**WORK TO COMPLETE**
Your output is the lines from the first one to the one containing "from matplotlib.ticker import FuncFormatter", repeated exactly, with images left out.

**DATA EXCERPT**
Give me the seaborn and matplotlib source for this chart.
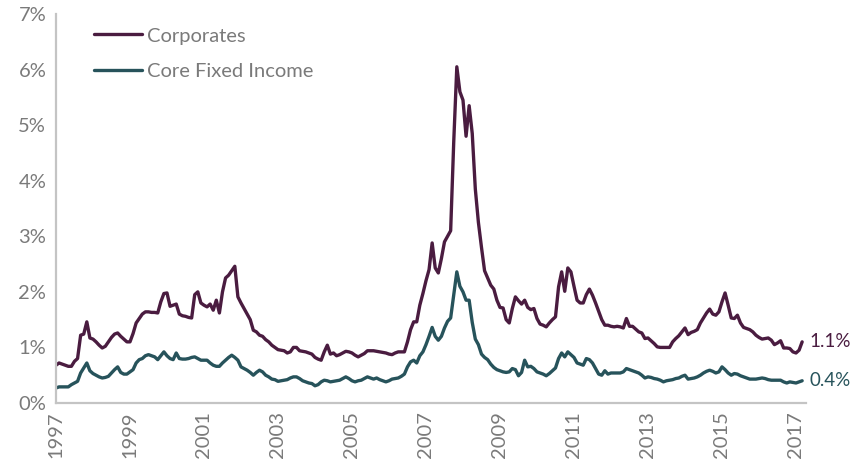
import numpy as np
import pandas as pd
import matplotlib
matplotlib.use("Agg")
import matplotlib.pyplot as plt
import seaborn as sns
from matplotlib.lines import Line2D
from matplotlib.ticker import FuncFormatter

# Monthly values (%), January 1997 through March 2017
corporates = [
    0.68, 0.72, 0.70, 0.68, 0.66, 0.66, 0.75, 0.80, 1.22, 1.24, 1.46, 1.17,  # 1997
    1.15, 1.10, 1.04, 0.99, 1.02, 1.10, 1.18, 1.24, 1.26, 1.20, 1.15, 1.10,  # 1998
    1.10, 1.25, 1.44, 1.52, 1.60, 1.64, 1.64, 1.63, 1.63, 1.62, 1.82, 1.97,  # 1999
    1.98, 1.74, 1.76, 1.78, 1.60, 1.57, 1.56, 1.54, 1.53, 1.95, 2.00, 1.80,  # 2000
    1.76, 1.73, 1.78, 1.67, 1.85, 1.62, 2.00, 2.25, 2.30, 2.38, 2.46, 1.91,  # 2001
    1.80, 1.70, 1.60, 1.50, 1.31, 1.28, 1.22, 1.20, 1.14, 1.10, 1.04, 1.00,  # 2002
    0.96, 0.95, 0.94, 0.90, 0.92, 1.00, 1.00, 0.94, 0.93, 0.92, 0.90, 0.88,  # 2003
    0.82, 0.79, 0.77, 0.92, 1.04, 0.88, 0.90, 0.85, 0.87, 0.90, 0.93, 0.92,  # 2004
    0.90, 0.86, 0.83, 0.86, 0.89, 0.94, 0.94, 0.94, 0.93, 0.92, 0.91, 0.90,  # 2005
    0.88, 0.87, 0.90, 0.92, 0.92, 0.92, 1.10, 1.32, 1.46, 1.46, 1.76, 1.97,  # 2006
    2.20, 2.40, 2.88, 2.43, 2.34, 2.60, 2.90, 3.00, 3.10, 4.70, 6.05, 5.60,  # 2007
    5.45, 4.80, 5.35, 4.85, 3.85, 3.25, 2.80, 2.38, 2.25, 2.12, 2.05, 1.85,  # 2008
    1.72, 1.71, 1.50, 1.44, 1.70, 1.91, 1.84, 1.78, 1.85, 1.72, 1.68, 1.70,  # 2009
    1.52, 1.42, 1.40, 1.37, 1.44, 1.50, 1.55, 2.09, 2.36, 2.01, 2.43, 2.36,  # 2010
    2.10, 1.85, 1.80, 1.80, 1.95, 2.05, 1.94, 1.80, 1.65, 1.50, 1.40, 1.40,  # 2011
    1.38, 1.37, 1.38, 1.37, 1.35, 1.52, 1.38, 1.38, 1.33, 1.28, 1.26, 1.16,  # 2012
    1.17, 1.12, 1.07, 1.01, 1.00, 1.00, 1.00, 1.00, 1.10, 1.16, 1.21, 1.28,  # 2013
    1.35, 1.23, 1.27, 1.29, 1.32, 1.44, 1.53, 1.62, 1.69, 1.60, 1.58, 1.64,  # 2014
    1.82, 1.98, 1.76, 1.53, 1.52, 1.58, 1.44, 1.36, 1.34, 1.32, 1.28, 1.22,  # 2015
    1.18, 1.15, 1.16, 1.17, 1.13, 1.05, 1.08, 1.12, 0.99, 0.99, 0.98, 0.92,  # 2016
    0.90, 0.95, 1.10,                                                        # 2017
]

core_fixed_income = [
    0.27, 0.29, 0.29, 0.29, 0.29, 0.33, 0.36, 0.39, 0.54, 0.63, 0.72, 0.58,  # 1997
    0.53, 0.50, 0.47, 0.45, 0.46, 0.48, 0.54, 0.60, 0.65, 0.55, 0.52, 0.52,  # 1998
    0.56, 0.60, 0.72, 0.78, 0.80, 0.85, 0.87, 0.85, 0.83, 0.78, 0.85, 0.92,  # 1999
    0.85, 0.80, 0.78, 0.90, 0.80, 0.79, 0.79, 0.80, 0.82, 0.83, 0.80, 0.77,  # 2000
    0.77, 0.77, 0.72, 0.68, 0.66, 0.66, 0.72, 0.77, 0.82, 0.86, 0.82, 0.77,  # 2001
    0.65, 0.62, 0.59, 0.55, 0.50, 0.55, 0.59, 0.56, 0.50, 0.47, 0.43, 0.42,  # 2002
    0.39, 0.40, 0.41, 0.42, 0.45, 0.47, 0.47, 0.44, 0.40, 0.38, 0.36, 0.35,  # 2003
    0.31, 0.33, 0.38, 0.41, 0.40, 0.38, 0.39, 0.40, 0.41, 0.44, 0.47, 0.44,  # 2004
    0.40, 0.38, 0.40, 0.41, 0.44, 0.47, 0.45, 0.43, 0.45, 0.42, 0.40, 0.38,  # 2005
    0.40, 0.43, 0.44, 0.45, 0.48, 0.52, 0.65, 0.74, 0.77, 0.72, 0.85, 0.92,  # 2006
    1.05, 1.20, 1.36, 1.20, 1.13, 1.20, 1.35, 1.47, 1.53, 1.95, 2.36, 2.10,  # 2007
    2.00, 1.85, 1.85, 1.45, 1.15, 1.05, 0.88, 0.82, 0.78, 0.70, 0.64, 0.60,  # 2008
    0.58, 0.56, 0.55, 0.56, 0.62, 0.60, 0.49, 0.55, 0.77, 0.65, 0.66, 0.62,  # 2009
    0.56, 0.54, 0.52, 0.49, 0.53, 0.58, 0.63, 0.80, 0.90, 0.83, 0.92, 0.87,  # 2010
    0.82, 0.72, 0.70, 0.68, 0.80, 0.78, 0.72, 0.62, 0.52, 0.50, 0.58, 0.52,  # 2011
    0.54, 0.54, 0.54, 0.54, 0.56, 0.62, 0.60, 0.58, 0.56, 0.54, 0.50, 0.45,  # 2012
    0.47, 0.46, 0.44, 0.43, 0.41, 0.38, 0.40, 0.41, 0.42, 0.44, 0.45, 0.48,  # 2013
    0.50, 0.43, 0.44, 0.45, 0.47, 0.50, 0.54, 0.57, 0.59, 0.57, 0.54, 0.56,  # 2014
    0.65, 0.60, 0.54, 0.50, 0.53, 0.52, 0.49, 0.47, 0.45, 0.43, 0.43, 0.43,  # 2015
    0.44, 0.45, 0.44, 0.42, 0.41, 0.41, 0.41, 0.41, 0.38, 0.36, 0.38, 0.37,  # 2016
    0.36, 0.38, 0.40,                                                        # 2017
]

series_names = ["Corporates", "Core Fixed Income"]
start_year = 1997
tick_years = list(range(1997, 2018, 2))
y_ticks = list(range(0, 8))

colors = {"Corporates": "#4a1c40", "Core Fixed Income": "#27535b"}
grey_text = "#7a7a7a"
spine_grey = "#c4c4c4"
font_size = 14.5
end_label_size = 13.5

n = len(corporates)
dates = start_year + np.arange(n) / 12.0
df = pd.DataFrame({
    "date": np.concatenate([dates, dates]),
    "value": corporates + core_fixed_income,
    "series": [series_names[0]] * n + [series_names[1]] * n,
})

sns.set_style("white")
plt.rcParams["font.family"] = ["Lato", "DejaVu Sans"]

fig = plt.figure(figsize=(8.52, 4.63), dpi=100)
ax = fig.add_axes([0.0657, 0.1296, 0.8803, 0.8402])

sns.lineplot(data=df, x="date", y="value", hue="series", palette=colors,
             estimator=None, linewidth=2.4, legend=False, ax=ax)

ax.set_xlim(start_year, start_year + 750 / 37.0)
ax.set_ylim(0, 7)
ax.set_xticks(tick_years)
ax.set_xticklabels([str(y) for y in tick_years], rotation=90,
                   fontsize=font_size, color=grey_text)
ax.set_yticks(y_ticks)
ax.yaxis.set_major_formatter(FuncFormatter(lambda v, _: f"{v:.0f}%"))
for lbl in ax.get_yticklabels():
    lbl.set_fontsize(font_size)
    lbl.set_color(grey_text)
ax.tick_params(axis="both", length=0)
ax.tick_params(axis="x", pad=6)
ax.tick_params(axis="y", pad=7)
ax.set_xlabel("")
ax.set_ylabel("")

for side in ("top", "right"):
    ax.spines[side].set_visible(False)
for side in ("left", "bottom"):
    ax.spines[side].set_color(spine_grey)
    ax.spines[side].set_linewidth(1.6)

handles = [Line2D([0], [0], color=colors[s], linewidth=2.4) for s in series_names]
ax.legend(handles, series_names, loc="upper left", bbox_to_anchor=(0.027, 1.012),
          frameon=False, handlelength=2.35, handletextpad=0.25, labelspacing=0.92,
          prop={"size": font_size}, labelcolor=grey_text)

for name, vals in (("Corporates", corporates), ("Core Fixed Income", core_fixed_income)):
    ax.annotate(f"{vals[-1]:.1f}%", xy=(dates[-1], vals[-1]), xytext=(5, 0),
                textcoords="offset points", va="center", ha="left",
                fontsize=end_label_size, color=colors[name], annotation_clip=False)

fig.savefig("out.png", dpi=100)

**RESPONSE BELOW**
Give me the seaborn and matplotlib source for this chart.
import numpy as np
import pandas as pd
import matplotlib
matplotlib.use("Agg")
import matplotlib.pyplot as plt
import seaborn as sns
from matplotlib.lines import Line2D
from matplotlib.ticker import FuncFormatter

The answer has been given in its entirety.